**Aim**. Retype the lines beneath this one, from the first through the line containing "500000, 600000, 700000]". Pictures are left out.

**Data section**.
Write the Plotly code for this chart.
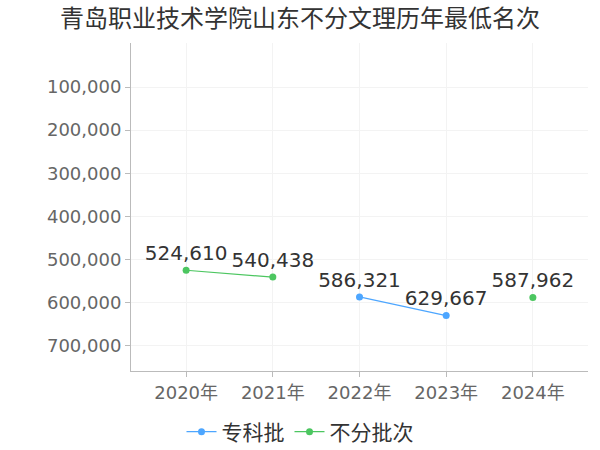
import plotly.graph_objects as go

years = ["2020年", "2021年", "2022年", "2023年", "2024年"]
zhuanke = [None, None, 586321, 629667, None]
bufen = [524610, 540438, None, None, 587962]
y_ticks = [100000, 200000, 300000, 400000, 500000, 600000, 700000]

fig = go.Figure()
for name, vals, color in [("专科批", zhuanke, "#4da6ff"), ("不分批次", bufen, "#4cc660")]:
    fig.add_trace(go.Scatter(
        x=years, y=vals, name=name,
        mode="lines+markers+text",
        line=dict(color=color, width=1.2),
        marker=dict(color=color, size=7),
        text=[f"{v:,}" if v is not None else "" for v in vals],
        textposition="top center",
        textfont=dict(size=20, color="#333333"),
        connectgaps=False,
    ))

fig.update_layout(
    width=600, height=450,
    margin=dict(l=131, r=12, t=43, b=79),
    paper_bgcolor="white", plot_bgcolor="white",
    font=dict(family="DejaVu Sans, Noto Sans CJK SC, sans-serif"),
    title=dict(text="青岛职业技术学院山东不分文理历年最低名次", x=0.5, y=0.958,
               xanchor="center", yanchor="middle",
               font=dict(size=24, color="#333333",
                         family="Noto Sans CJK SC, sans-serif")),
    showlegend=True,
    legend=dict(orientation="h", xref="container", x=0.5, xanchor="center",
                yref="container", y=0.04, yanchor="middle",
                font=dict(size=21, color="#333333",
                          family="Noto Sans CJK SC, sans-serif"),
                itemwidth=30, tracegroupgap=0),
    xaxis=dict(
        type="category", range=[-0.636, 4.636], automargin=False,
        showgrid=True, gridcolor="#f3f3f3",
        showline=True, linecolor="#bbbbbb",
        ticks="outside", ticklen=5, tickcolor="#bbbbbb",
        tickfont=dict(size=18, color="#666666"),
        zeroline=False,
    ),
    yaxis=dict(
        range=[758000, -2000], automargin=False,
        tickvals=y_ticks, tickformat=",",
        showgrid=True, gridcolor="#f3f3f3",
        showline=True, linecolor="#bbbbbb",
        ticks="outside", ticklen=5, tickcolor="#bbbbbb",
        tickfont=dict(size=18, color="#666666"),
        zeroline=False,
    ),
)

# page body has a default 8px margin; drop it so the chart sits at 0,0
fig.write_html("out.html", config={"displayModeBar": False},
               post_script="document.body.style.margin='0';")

**The solution**.
Write the Plotly code for this chart.
import plotly.graph_objects as go

years = ["2020年", "2021年", "2022年", "2023年", "2024年"]
zhuanke = [None, None, 586321, 629667, None]
bufen = [524610, 540438, None, None, 587962]
y_ticks = [100000, 200000, 300000, 400000, 500000, 600000, 700000]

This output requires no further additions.